Task to complete: Your task is to repeat all of the data exactly while excluding the pictures.

Material:
======
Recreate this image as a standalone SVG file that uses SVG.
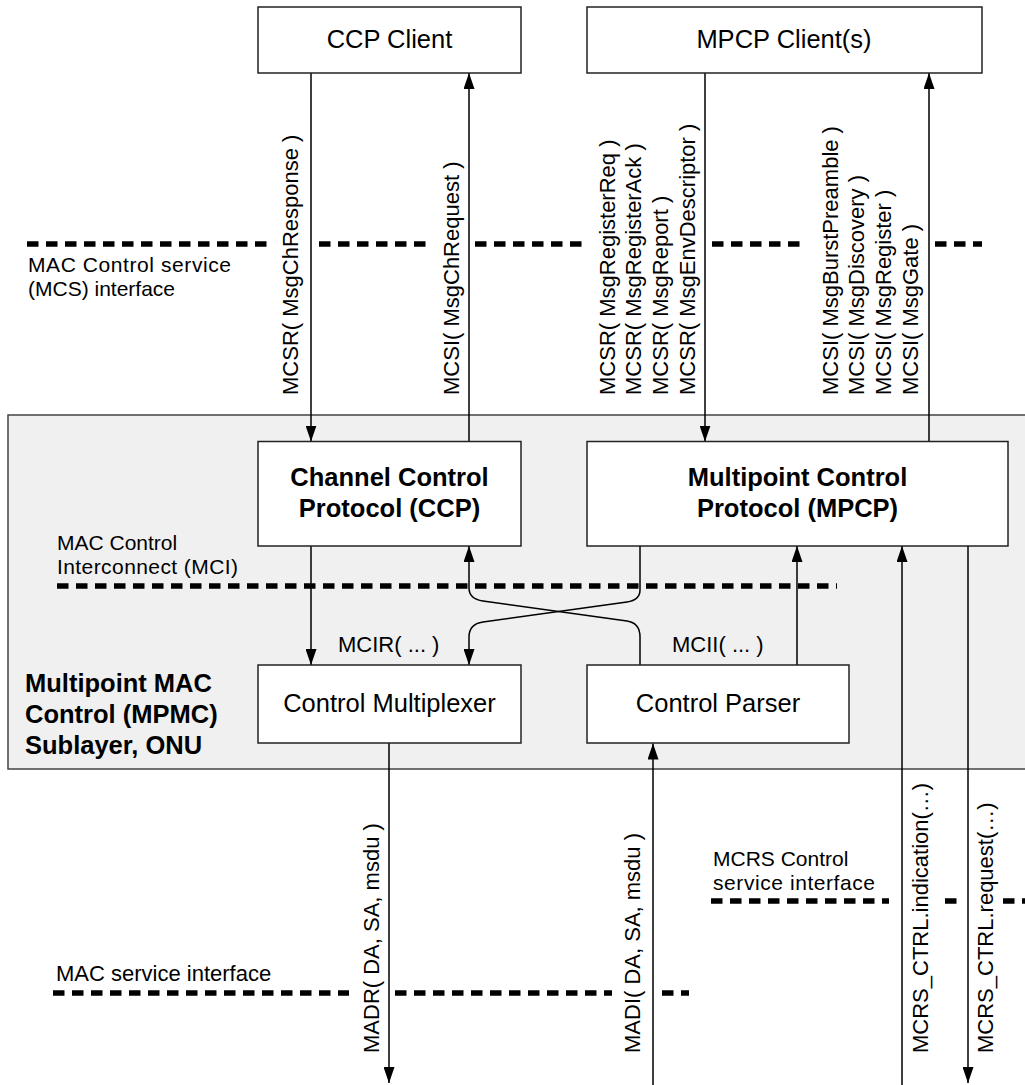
<svg xmlns="http://www.w3.org/2000/svg" width="1025" height="1085" viewBox="0 0 1025 1085">
<defs>
<marker id="arr" viewBox="0 0 16 11" refX="16" refY="5.5" markerWidth="16" markerHeight="11" orient="auto" markerUnits="userSpaceOnUse">
<path d="M0,0 L16,5.5 L0,11 z" fill="#000"/>
</marker>
<style>
.box{fill:#fff;stroke:#222;stroke-width:1.5}
.bt{font-family:"Liberation Sans",Arial,sans-serif;font-size:25.5px;fill:#000;text-anchor:middle}
.bb{font-weight:bold}
.lb{font-family:"Liberation Sans",Arial,sans-serif;font-size:22px;fill:#000}
.l2{font-family:"Liberation Sans",Arial,sans-serif;font-size:21px;fill:#000}
.dash{stroke:#000;stroke-width:5.5;stroke-dasharray:11.5 7.5;fill:none}
.ln{stroke:#000;stroke-width:1.5;fill:none}
.la{stroke:#000;stroke-width:1.5;fill:none;marker-end:url(#arr)}
</style>
</defs>
<g id="sublayer">
<rect x="8" y="415" width="1030" height="354" fill="#f0f0f0" stroke="#444" stroke-width="1.5"/>
<text class="lb bb" style="font-size:25.5px" x="25" y="692">Multipoint MAC</text>
<text class="lb bb" style="font-size:25.5px" x="25" y="723">Control (MPMC)</text>
<text class="lb bb" style="font-size:25.5px" x="25" y="754">Sublayer, ONU</text>
</g>
<g id="interfaces">
<path class="dash" d="M27,244H269M319,244H428M475,244H585M712,244H807M935,244H982"/>
<text class="l2" x="28" y="272" textLength="203">MAC Control service</text>
<text class="l2" x="28" y="296">(MCS) interface</text>
<path class="dash" d="M57,586H837"/>
<text class="l2" x="57" y="550">MAC Control</text>
<text class="l2" x="57" y="574" textLength="181">Interconnect (MCI)</text>
<path class="dash" d="M711,901H889M945,901H957M1003,901H1030"/>
<text class="l2" x="713" y="866">MCRS Control</text>
<text class="l2" x="713" y="890" textLength="162">service interface</text>
<path class="dash" d="M53,993H349M395,993H612M662,993H689"/>
<text class="lb" x="56" y="981">MAC service interface</text>
</g>
<g id="connectors">
<line class="la" x1="311" y1="73" x2="311" y2="441.5"/>
<line class="la" x1="469" y1="441.5" x2="469" y2="73"/>
<line class="la" x1="705" y1="73" x2="705" y2="441.5"/>
<line class="la" x1="929" y1="441.5" x2="929" y2="73"/>
<line class="la" x1="311" y1="546" x2="311" y2="665"/>
<line class="la" x1="797" y1="665" x2="797" y2="546"/>
<path class="la" d="M640,665V637Q640,623 627,621L483,601Q469,599 469,588V546"/>
<path class="la" d="M640,546V590Q640,600 627,602L483,622Q469,624 469,637V665"/>
<line class="la" x1="389" y1="743" x2="389" y2="1083"/>
<line class="la" x1="653" y1="1085" x2="653" y2="743.5"/>
<line class="la" x1="902" y1="1085" x2="902" y2="546"/>
<line class="la" x1="968" y1="546" x2="968" y2="1083"/>
<text class="lb" x="338" y="652">MCIR( ... )</text>
<text class="lb" x="672" y="652">MCII( ... )</text>
<text class="lb" transform="translate(297.5,395) rotate(-90)">MCSR( MsgChResponse )</text>
<text class="lb" transform="translate(459,395) rotate(-90)">MCSI( MsgChRequest )</text>
<text class="lb" transform="translate(614.5,395) rotate(-90)">MCSR( MsgRegisterReq )</text>
<text class="lb" transform="translate(641.3,395) rotate(-90)">MCSR( MsgRegisterAck )</text>
<text class="lb" transform="translate(668.1,395) rotate(-90)">MCSR( MsgReport )</text>
<text class="lb" transform="translate(694.9,395) rotate(-90)">MCSR( MsgEnvDescriptor )</text>
<text class="lb" transform="translate(837.5,395) rotate(-90)">MCSI( MsgBurstPreamble )</text>
<text class="lb" transform="translate(864.3,395) rotate(-90)">MCSI( MsgDiscovery )</text>
<text class="lb" transform="translate(891.1,395) rotate(-90)">MCSI( MsgRegister )</text>
<text class="lb" transform="translate(917.9,395) rotate(-90)">MCSI( MsgGate )</text>
<text class="lb" transform="translate(379,1053) rotate(-90)">MADR( DA, SA, msdu )</text>
<text class="lb" transform="translate(640,1053) rotate(-90)">MADI( DA, SA, msdu )</text>
<text class="lb" transform="translate(927.5,1053) rotate(-90)">MCRS_CTRL.indication(…)</text>
<text class="lb" transform="translate(993,1053) rotate(-90)">MCRS_CTRL.request(…)</text>
</g>
<g id="ccp-client">
<rect class="box" x="258" y="7" width="263" height="66"/>
<text class="bt" x="389.5" y="48">CCP Client</text>
</g>
<g id="mpcp-client">
<rect class="box" x="587" y="7" width="395" height="66"/>
<text class="bt" x="784" y="48">MPCP Client(s)</text>
</g>
<g id="ccp">
<rect class="box" x="258" y="441.5" width="263" height="104.5"/>
<text class="bt bb" x="389.5" y="486">Channel Control</text>
<text class="bt bb" x="389.5" y="516.5">Protocol (CCP)</text>
</g>
<g id="mpcp">
<rect class="box" x="587" y="441.5" width="421" height="104.5"/>
<text class="bt bb" x="797.5" y="486">Multipoint Control</text>
<text class="bt bb" x="797.5" y="516.5">Protocol (MPCP)</text>
</g>
<g id="control-mux">
<rect class="box" x="258" y="665" width="263" height="78"/>
<text class="bt" x="389.5" y="712">Control Multiplexer</text>
</g>
<g id="control-parser">
<rect class="box" x="587" y="665" width="262" height="78"/>
<text class="bt" x="718" y="712">Control Parser</text>
</g>
</svg>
======
Response below:
Recreate this image as a standalone SVG file that uses SVG.
<svg xmlns="http://www.w3.org/2000/svg" width="1025" height="1085" viewBox="0 0 1025 1085">
<defs>
<marker id="arr" viewBox="0 0 16 11" refX="16" refY="5.5" markerWidth="16" markerHeight="11" orient="auto" markerUnits="userSpaceOnUse">
<path d="M0,0 L16,5.5 L0,11 z" fill="#000"/>
</marker>
<style>
.box{fill:#fff;stroke:#222;stroke-width:1.5}
.bt{font-family:"Liberation Sans",Arial,sans-serif;font-size:25.5px;fill:#000;text-anchor:middle}
.bb{font-weight:bold}
.lb{font-family:"Liberation Sans",Arial,sans-serif;font-size:22px;fill:#000}
.l2{font-family:"Liberation Sans",Arial,sans-serif;font-size:21px;fill:#000}
.dash{stroke:#000;stroke-width:5.5;stroke-dasharray:11.5 7.5;fill:none}
.ln{stroke:#000;stroke-width:1.5;fill:none}
.la{stroke:#000;stroke-width:1.5;fill:none;marker-end:url(#arr)}
</style>
</defs>
<g id="sublayer">
<rect x="8" y="415" width="1030" height="354" fill="#f0f0f0" stroke="#444" stroke-width="1.5"/>
<text class="lb bb" style="font-size:25.5px" x="25" y="692">Multipoint MAC</text>
<text class="lb bb" style="font-size:25.5px" x="25" y="723">Control (MPMC)</text>
<text class="lb bb" style="font-size:25.5px" x="25" y="754">Sublayer, ONU</text>
</g>
<g id="interfaces">
<path class="dash" d="M27,244H269M319,244H428M475,244H585M712,244H807M935,244H982"/>
<text class="l2" x="28" y="272" textLength="203">MAC Control service</text>
<text class="l2" x="28" y="296">(MCS) interface</text>
<path class="dash" d="M57,586H837"/>
<text class="l2" x="57" y="550">MAC Control</text>
<text class="l2" x="57" y="574" textLength="181">Interconnect (MCI)</text>
<path class="dash" d="M711,901H889M945,901H957M1003,901H1030"/>
<text class="l2" x="713" y="866">MCRS Control</text>
<text class="l2" x="713" y="890" textLength="162">service interface</text>
<path class="dash" d="M53,993H349M395,993H612M662,993H689"/>
<text class="lb" x="56" y="981">MAC service interface</text>
</g>
<g id="connectors">
<line class="la" x1="311" y1="73" x2="311" y2="441.5"/>
<line class="la" x1="469" y1="441.5" x2="469" y2="73"/>
<line class="la" x1="705" y1="73" x2="705" y2="441.5"/>
<line class="la" x1="929" y1="441.5" x2="929" y2="73"/>
<line class="la" x1="311" y1="546" x2="311" y2="665"/>
<line class="la" x1="797" y1="665" x2="797" y2="546"/>
<path class="la" d="M640,665V637Q640,623 627,621L483,601Q469,599 469,588V546"/>
<path class="la" d="M640,546V590Q640,600 627,602L483,622Q469,624 469,637V665"/>
<line class="la" x1="389" y1="743" x2="389" y2="1083"/>
<line class="la" x1="653" y1="1085" x2="653" y2="743.5"/>
<line class="la" x1="902" y1="1085" x2="902" y2="546"/>
<line class="la" x1="968" y1="546" x2="968" y2="1083"/>
<text class="lb" x="338" y="652">MCIR( ... )</text>
<text class="lb" x="672" y="652">MCII( ... )</text>
<text class="lb" transform="translate(297.5,395) rotate(-90)">MCSR( MsgChResponse )</text>
<text class="lb" transform="translate(459,395) rotate(-90)">MCSI( MsgChRequest )</text>
<text class="lb" transform="translate(614.5,395) rotate(-90)">MCSR( MsgRegisterReq )</text>
<text class="lb" transform="translate(641.3,395) rotate(-90)">MCSR( MsgRegisterAck )</text>
<text class="lb" transform="translate(668.1,395) rotate(-90)">MCSR( MsgReport )</text>
<text class="lb" transform="translate(694.9,395) rotate(-90)">MCSR( MsgEnvDescriptor )</text>
<text class="lb" transform="translate(837.5,395) rotate(-90)">MCSI( MsgBurstPreamble )</text>
<text class="lb" transform="translate(864.3,395) rotate(-90)">MCSI( MsgDiscovery )</text>
<text class="lb" transform="translate(891.1,395) rotate(-90)">MCSI( MsgRegister )</text>
<text class="lb" transform="translate(917.9,395) rotate(-90)">MCSI( MsgGate )</text>
<text class="lb" transform="translate(379,1053) rotate(-90)">MADR( DA, SA, msdu )</text>
<text class="lb" transform="translate(640,1053) rotate(-90)">MADI( DA, SA, msdu )</text>
<text class="lb" transform="translate(927.5,1053) rotate(-90)">MCRS_CTRL.indication(…)</text>
<text class="lb" transform="translate(993,1053) rotate(-90)">MCRS_CTRL.request(…)</text>
</g>
<g id="ccp-client">
<rect class="box" x="258" y="7" width="263" height="66"/>
<text class="bt" x="389.5" y="48">CCP Client</text>
</g>
<g id="mpcp-client">
<rect class="box" x="587" y="7" width="395" height="66"/>
<text class="bt" x="784" y="48">MPCP Client(s)</text>
</g>
<g id="ccp">
<rect class="box" x="258" y="441.5" width="263" height="104.5"/>
<text class="bt bb" x="389.5" y="486">Channel Control</text>
<text class="bt bb" x="389.5" y="516.5">Protocol (CCP)</text>
</g>
<g id="mpcp">
<rect class="box" x="587" y="441.5" width="421" height="104.5"/>
<text class="bt bb" x="797.5" y="486">Multipoint Control</text>
<text class="bt bb" x="797.5" y="516.5">Protocol (MPCP)</text>
</g>
<g id="control-mux">
<rect class="box" x="258" y="665" width="263" height="78"/>
<text class="bt" x="389.5" y="712">Control Multiplexer</text>
</g>
<g id="control-parser">
<rect class="box" x="587" y="665" width="262" height="78"/>
<text class="bt" x="718" y="712">Control Parser</text>
</g>
</svg>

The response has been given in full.